Retype all material exactly. Pictures stay out of the copy.

▶ DATASET EXTRACT:
┏━━
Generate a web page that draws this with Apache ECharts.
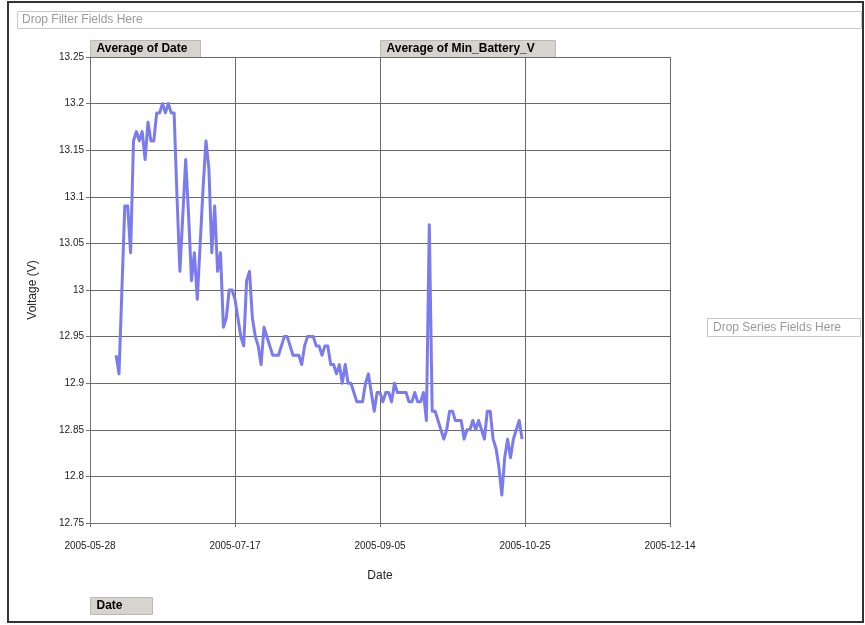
<!DOCTYPE html>
<html>
<head>
<meta charset="utf-8">
<script src="https://cdn.jsdelivr.net/npm/echarts@6/dist/echarts.min.js"></script>
<style>
  html, body { margin: 0; padding: 0; background: #ffffff; }
  #chart { width: 865px; height: 625px; }
</style>
</head>
<body>
<div id="chart"></div>
<script>
// Axis origin and tick labels (x axis counts days from the origin date)
const originDate = '2005-05-28';
const xTickLabels = ['2005-05-28', '2005-07-17', '2005-09-05', '2005-10-25', '2005-12-14'];
const yTickLabels = ['12.75', '12.8', '12.85', '12.9', '12.95', '13', '13.05', '13.1', '13.15', '13.2', '13.25'];

// Daily readings, one per day starting on firstDate
const firstDate = '2005-06-06';
const minBatteryV = [
  12.93, 12.91, 13.00, 13.09, 13.09, 13.04, 13.16, 13.17, 13.16, 13.17,
  13.14, 13.18, 13.16, 13.16, 13.19, 13.19, 13.20, 13.19, 13.20, 13.19,
  13.19, 13.10, 13.02, 13.08, 13.14, 13.08, 13.01, 13.04, 12.99, 13.05,
  13.11, 13.16, 13.13, 13.04, 13.09, 13.02, 13.04, 12.96, 12.97, 13.00,
  13.00, 12.99, 12.97, 12.95, 12.94, 13.01, 13.02, 12.97, 12.95, 12.94,
  12.92, 12.96, 12.95, 12.94, 12.93, 12.93, 12.93, 12.94, 12.95, 12.95,
  12.94, 12.93, 12.93, 12.93, 12.92, 12.94, 12.95, 12.95, 12.95, 12.94,
  12.94, 12.93, 12.94, 12.94, 12.92, 12.92, 12.91, 12.92, 12.90, 12.92,
  12.90, 12.90, 12.89, 12.88, 12.88, 12.88, 12.90, 12.91, 12.89, 12.87,
  12.89, 12.89, 12.88, 12.89, 12.89, 12.88, 12.90, 12.89, 12.89, 12.89,
  12.89, 12.88, 12.88, 12.89, 12.88, 12.88, 12.89, 12.86, 13.07, 12.87,
  12.87, 12.86, 12.85, 12.84, 12.85, 12.87, 12.87, 12.86, 12.86, 12.86,
  12.84, 12.85, 12.85, 12.86, 12.85, 12.86, 12.85, 12.84, 12.87, 12.87,
  12.84, 12.83, 12.81, 12.78, 12.82, 12.84, 12.82, 12.84, 12.85, 12.86,
  12.84
];

const DAY = 86400000;
const originMs = Date.parse(originDate + 'T00:00:00Z');
const firstOffset = Math.round((Date.parse(firstDate + 'T00:00:00Z') - originMs) / DAY);
const seriesData = minBatteryV.map((v, i) => [firstOffset + i, v]);
const xMax = (xTickLabels.length - 1) * 50;

function dayLabel(d) {
  const idx = Math.round(d / 50);
  return xTickLabels[idx] !== undefined ? xTickLabels[idx] : '';
}
function voltLabel(v) {
  const idx = Math.round((v - 12.75) / 0.05);
  return yTickLabels[idx] !== undefined ? yTickLabels[idx] : '';
}

const FONT = 'Liberation Sans, Arial, sans-serif';

function button(x, y, w, h, text) {
  return [
    { type: 'rect', shape: { x: x, y: y, width: w, height: h },
      style: { fill: '#d7d4cf', stroke: '#bdbab4', lineWidth: 1 } },
    { type: 'text', x: x + 6, y: y + h / 2,
      style: { text: text, font: 'bold 12px ' + FONT, fill: '#000', textVerticalAlign: 'middle' } }
  ];
}

const chart = echarts.init(document.getElementById('chart'), null, { renderer: 'canvas' });
chart.setOption({
  backgroundColor: '#ffffff',
  animation: false,
  grid: { left: 90, right: 195, top: 57, bottom: 102, containLabel: false },
  xAxis: {
    type: 'value', min: 0, max: xMax, interval: 50,
    name: 'Date', nameLocation: 'middle', nameGap: 47,
    nameTextStyle: { color: '#222', fontSize: 12, fontFamily: FONT },
    axisLine: { show: true, lineStyle: { color: '#707070', width: 1 } },
    axisTick: { show: true, length: 4, lineStyle: { color: '#707070' } },
    axisLabel: { color: '#222', fontSize: 10, fontFamily: FONT, margin: 18, formatter: dayLabel },
    splitLine: { show: true, lineStyle: { color: '#6a6a6a', width: 1 } }
  },
  yAxis: {
    type: 'value', min: 12.75, max: 13.25, interval: 0.05,
    name: 'Voltage (V)', nameLocation: 'middle', nameGap: 51, nameRotate: 90,
    nameTextStyle: { color: '#222', fontSize: 12, fontFamily: FONT },
    axisLine: { show: true, lineStyle: { color: '#707070', width: 1 } },
    axisTick: { show: true, length: 4, lineStyle: { color: '#707070' } },
    axisLabel: { color: '#222', fontSize: 10, fontFamily: FONT, margin: 6, formatter: voltLabel },
    splitLine: { show: true, lineStyle: { color: '#6a6a6a', width: 1 } }
  },
  series: [{
    name: 'Average of Min_Battery_V',
    type: 'line',
    data: seriesData,
    showSymbol: false,
    symbol: 'none',
    lineStyle: { color: '#7b7bf0', width: 3, join: 'round' },
    z: 3
  }],
  graphic: [
    // outer frame
    { type: 'rect', shape: { x: 8, y: 2, width: 855, height: 620 },
      style: { fill: 'none', stroke: '#333', lineWidth: 2 }, z: 10 },
    // filter drop zone
    { type: 'rect', shape: { x: 17.5, y: 11.5, width: 844, height: 17 },
      style: { fill: '#fff', stroke: '#c8c8c8', lineWidth: 1 } },
    { type: 'text', x: 22, y: 20,
      style: { text: 'Drop Filter Fields Here', font: '12px ' + FONT, fill: '#9a9a9a', textVerticalAlign: 'middle' } },
    // series drop zone
    { type: 'rect', shape: { x: 707.5, y: 318.5, width: 153, height: 18 },
      style: { fill: '#fff', stroke: '#c8c8c8', lineWidth: 1 } },
    { type: 'text', x: 713, y: 328,
      style: { text: 'Drop Series Fields Here', font: '12px ' + FONT, fill: '#9a9a9a', textVerticalAlign: 'middle' } },
    ...button(90.5, 40.5, 110, 17, 'Average of Date'),
    ...button(380.5, 40.5, 175, 17, 'Average of Min_Battery_V'),
    ...button(90.5, 597.5, 62, 17, 'Date')
  ]
});
</script>
</body>
</html>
┗━━
▶ RESPONSE TO THIS TASK:
Generate a web page that draws this with Apache ECharts.
<!DOCTYPE html>
<html>
<head>
<meta charset="utf-8">
<script src="https://cdn.jsdelivr.net/npm/echarts@6/dist/echarts.min.js"></script>
<style>
  html, body { margin: 0; padding: 0; background: #ffffff; }
  #chart { width: 865px; height: 625px; }
</style>
</head>
<body>
<div id="chart"></div>
<script>
// Axis origin and tick labels (x axis counts days from the origin date)
const originDate = '2005-05-28';
const xTickLabels = ['2005-05-28', '2005-07-17', '2005-09-05', '2005-10-25', '2005-12-14'];
const yTickLabels = ['12.75', '12.8', '12.85', '12.9', '12.95', '13', '13.05', '13.1', '13.15', '13.2', '13.25'];

// Daily readings, one per day starting on firstDate
const firstDate = '2005-06-06';
const minBatteryV = [
  12.93, 12.91, 13.00, 13.09, 13.09, 13.04, 13.16, 13.17, 13.16, 13.17,
  13.14, 13.18, 13.16, 13.16, 13.19, 13.19, 13.20, 13.19, 13.20, 13.19,
  13.19, 13.10, 13.02, 13.08, 13.14, 13.08, 13.01, 13.04, 12.99, 13.05,
  13.11, 13.16, 13.13, 13.04, 13.09, 13.02, 13.04, 12.96, 12.97, 13.00,
  13.00, 12.99, 12.97, 12.95, 12.94, 13.01, 13.02, 12.97, 12.95, 12.94,
  12.92, 12.96, 12.95, 12.94, 12.93, 12.93, 12.93, 12.94, 12.95, 12.95,
  12.94, 12.93, 12.93, 12.93, 12.92, 12.94, 12.95, 12.95, 12.95, 12.94,
  12.94, 12.93, 12.94, 12.94, 12.92, 12.92, 12.91, 12.92, 12.90, 12.92,
  12.90, 12.90, 12.89, 12.88, 12.88, 12.88, 12.90, 12.91, 12.89, 12.87,
  12.89, 12.89, 12.88, 12.89, 12.89, 12.88, 12.90, 12.89, 12.89, 12.89,
  12.89, 12.88, 12.88, 12.89, 12.88, 12.88, 12.89, 12.86, 13.07, 12.87,
  12.87, 12.86, 12.85, 12.84, 12.85, 12.87, 12.87, 12.86, 12.86, 12.86,
  12.84, 12.85, 12.85, 12.86, 12.85, 12.86, 12.85, 12.84, 12.87, 12.87,
  12.84, 12.83, 12.81, 12.78, 12.82, 12.84, 12.82, 12.84, 12.85, 12.86,
  12.84
];

const DAY = 86400000;
const originMs = Date.parse(originDate + 'T00:00:00Z');
const firstOffset = Math.round((Date.parse(firstDate + 'T00:00:00Z') - originMs) / DAY);
const seriesData = minBatteryV.map((v, i) => [firstOffset + i, v]);
const xMax = (xTickLabels.length - 1) * 50;

function dayLabel(d) {
  const idx = Math.round(d / 50);
  return xTickLabels[idx] !== undefined ? xTickLabels[idx] : '';
}
function voltLabel(v) {
  const idx = Math.round((v - 12.75) / 0.05);
  return yTickLabels[idx] !== undefined ? yTickLabels[idx] : '';
}

const FONT = 'Liberation Sans, Arial, sans-serif';

function button(x, y, w, h, text) {
  return [
    { type: 'rect', shape: { x: x, y: y, width: w, height: h },
      style: { fill: '#d7d4cf', stroke: '#bdbab4', lineWidth: 1 } },
    { type: 'text', x: x + 6, y: y + h / 2,
      style: { text: text, font: 'bold 12px ' + FONT, fill: '#000', textVerticalAlign: 'middle' } }
  ];
}

const chart = echarts.init(document.getElementById('chart'), null, { renderer: 'canvas' });
chart.setOption({
  backgroundColor: '#ffffff',
  animation: false,
  grid: { left: 90, right: 195, top: 57, bottom: 102, containLabel: false },
  xAxis: {
    type: 'value', min: 0, max: xMax, interval: 50,
    name: 'Date', nameLocation: 'middle', nameGap: 47,
    nameTextStyle: { color: '#222', fontSize: 12, fontFamily: FONT },
    axisLine: { show: true, lineStyle: { color: '#707070', width: 1 } },
    axisTick: { show: true, length: 4, lineStyle: { color: '#707070' } },
    axisLabel: { color: '#222', fontSize: 10, fontFamily: FONT, margin: 18, formatter: dayLabel },
    splitLine: { show: true, lineStyle: { color: '#6a6a6a', width: 1 } }
  },
  yAxis: {
    type: 'value', min: 12.75, max: 13.25, interval: 0.05,
    name: 'Voltage (V)', nameLocation: 'middle', nameGap: 51, nameRotate: 90,
    nameTextStyle: { color: '#222', fontSize: 12, fontFamily: FONT },
    axisLine: { show: true, lineStyle: { color: '#707070', width: 1 } },
    axisTick: { show: true, length: 4, lineStyle: { color: '#707070' } },
    axisLabel: { color: '#222', fontSize: 10, fontFamily: FONT, margin: 6, formatter: voltLabel },
    splitLine: { show: true, lineStyle: { color: '#6a6a6a', width: 1 } }
  },
  series: [{
    name: 'Average of Min_Battery_V',
    type: 'line',
    data: seriesData,
    showSymbol: false,
    symbol: 'none',
    lineStyle: { color: '#7b7bf0', width: 3, join: 'round' },
    z: 3
  }],
  graphic: [
    // outer frame
    { type: 'rect', shape: { x: 8, y: 2, width: 855, height: 620 },
      style: { fill: 'none', stroke: '#333', lineWidth: 2 }, z: 10 },
    // filter drop zone
    { type: 'rect', shape: { x: 17.5, y: 11.5, width: 844, height: 17 },
      style: { fill: '#fff', stroke: '#c8c8c8', lineWidth: 1 } },
    { type: 'text', x: 22, y: 20,
      style: { text: 'Drop Filter Fields Here', font: '12px ' + FONT, fill: '#9a9a9a', textVerticalAlign: 'middle' } },
    // series drop zone
    { type: 'rect', shape: { x: 707.5, y: 318.5, width: 153, height: 18 },
      style: { fill: '#fff', stroke: '#c8c8c8', lineWidth: 1 } },
    { type: 'text', x: 713, y: 328,
      style: { text: 'Drop Series Fields Here', font: '12px ' + FONT, fill: '#9a9a9a', textVerticalAlign: 'middle' } },
    ...button(90.5, 40.5, 110, 17, 'Average of Date'),
    ...button(380.5, 40.5, 175, 17, 'Average of Min_Battery_V'),
    ...button(90.5, 597.5, 62, 17, 'Date')
  ]
});
</script>
</body>
</html>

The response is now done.